The first immigration bill the House will take up offers an eventual path to citizenship to "Dreamers," those immigrants living in the United States illegally after entering as children. It would also help recipients of temporary migration protections, that allow immigrants from several disaster- or conflict-hit countries to live temporarily in the United States.

The measure, sponsored by Representative Lucille Roybal-Allard, could help make over 4.4 million people eligible for permanent U.S. residence, according to the Migration Policy Institute. It passed the House once already, in 2019, with 237 votes; seven of those were Republicans.

The second bill, sponsored by Representative Zoe Lofgren, would put about a million undocumented farmworkers on a path to citizenship, a Democratic aide said. It has a Republican co-sponsor, Representative Dan Newhouse. Thirty-four Republicans voted for the measure when it last passed the House in 2019.

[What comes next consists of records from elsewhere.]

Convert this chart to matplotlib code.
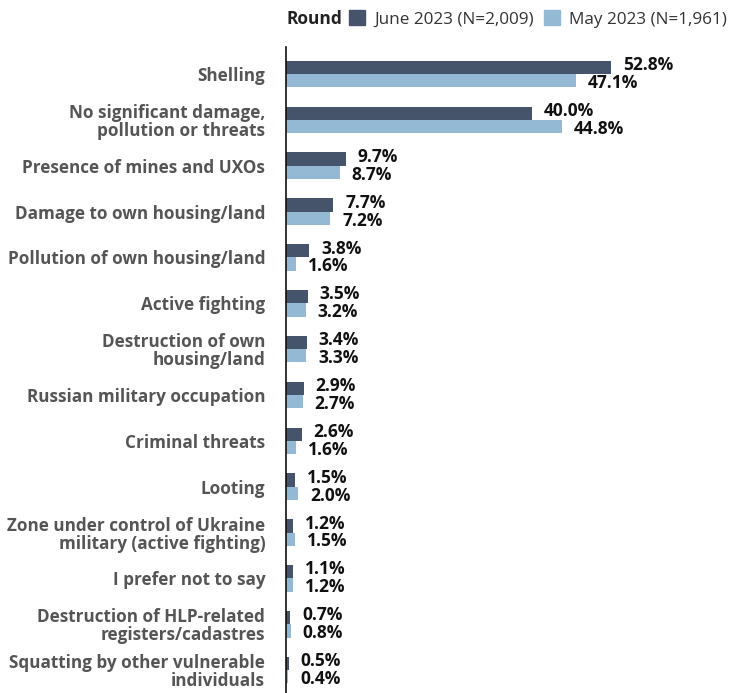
import matplotlib.pyplot as plt
import numpy as np
from matplotlib.patches import Patch

categories = [
    "Shelling",
    "No significant damage,\npollution or threats",
    "Presence of mines and UXOs",
    "Damage to own housing/land",
    "Pollution of own housing/land",
    "Active fighting",
    "Destruction of own\nhousing/land",
    "Russian military occupation",
    "Criminal threats",
    "Looting",
    "Zone under control of Ukraine\nmilitary (active fighting)",
    "I prefer not to say",
    "Destruction of HLP-related\nregisters/cadastres",
    "Squatting by other vulnerable\nindividuals",
]
june = [52.8, 40.0, 9.7, 7.7, 3.8, 3.5, 3.4, 2.9, 2.6, 1.5, 1.2, 1.1, 0.7, 0.5]
may = [47.1, 44.8, 8.7, 7.2, 1.6, 3.2, 3.3, 2.7, 1.6, 2.0, 1.5, 1.2, 0.8, 0.4]
series_names = ["June 2023 (N=2,009)", "May 2023 (N=1,961)"]

dark = "#46546b"
light = "#94b9d5"
plt.rcParams['font.family'] = ["Open Sans", "DejaVu Sans"]

fig = plt.figure(figsize=(7.3, 6.93), dpi=100)
ax = fig.add_axes([286 / 730, 0, 1 - 286 / 730 - 0.045, 1 - 47 / 693])

y = np.arange(len(categories))
h = 0.29
ax.barh(y - h / 2, june, height=h, color=dark)
ax.barh(y + h / 2, may, height=h, color=light)

# value labels, June above / May below
for i in range(len(categories)):
    ax.text(june[i] + 1.9, y[i] - h / 2 - 0.05, f"{june[i]:.1f}%", va="center", ha="left",
            fontsize=12.5, fontweight="bold", color="#111111")
    ax.text(may[i] + 1.9, y[i] + h / 2 + 0.05, f"{may[i]:.1f}%", va="center", ha="left",
            fontsize=12.5, fontweight="bold", color="#111111")

ax.set_ylim(13.5, -0.59)
ax.set_xlim(0, 66.8)
ax.set_yticks(y)
ax.set_yticklabels(categories, fontsize=12.3, fontweight="bold", color="#555555",
                   linespacing=1.0)
ax.tick_params(axis="y", length=0, pad=15)
ax.set_xticks([])
for s in ["top", "right", "bottom"]:
    ax.spines[s].set_visible(False)
ax.spines["left"].set_color("#111111")
ax.spines["left"].set_linewidth(1.2)

fig.text(286 / 730, 1 - 19 / 693, "Round", fontsize=12.5, fontweight="bold", color="#222222",
         va="center", ha="left")
handles = [Patch(color=dark), Patch(color=light)]
fig.legend(handles, series_names, loc="center left", bbox_to_anchor=(349 / 730, 1 - 19 / 693),
           ncol=2, frameon=False, fontsize=12.3, handlelength=0.95, handleheight=0.95,
           handletextpad=0.55, columnspacing=0.55, borderaxespad=0, borderpad=0,
           labelcolor="#333333")

fig.savefig("out.png", dpi=100)
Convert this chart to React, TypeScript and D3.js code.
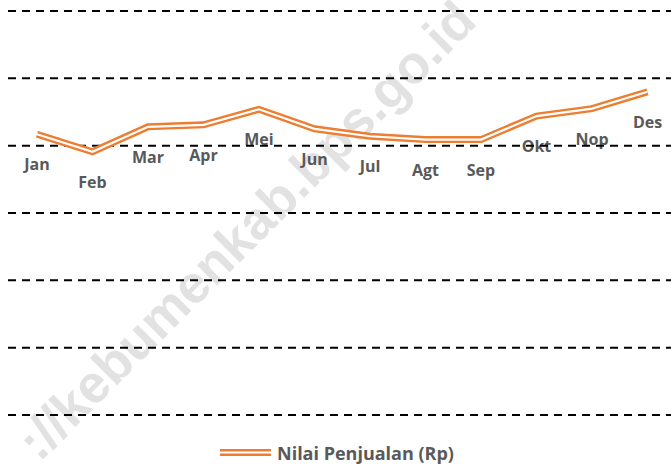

Neither bill was taken up in the Senate when it had a Republican majority. With Democrats now holding narrow control of that chamber, they hope to be able to attract some Republican support.

But Senator Lindsey Graham, one of the leading Republicans in past talks on immigration, said he was doubtful bipartisan progress could be made on immigration legislation while border arrivals continue to increase.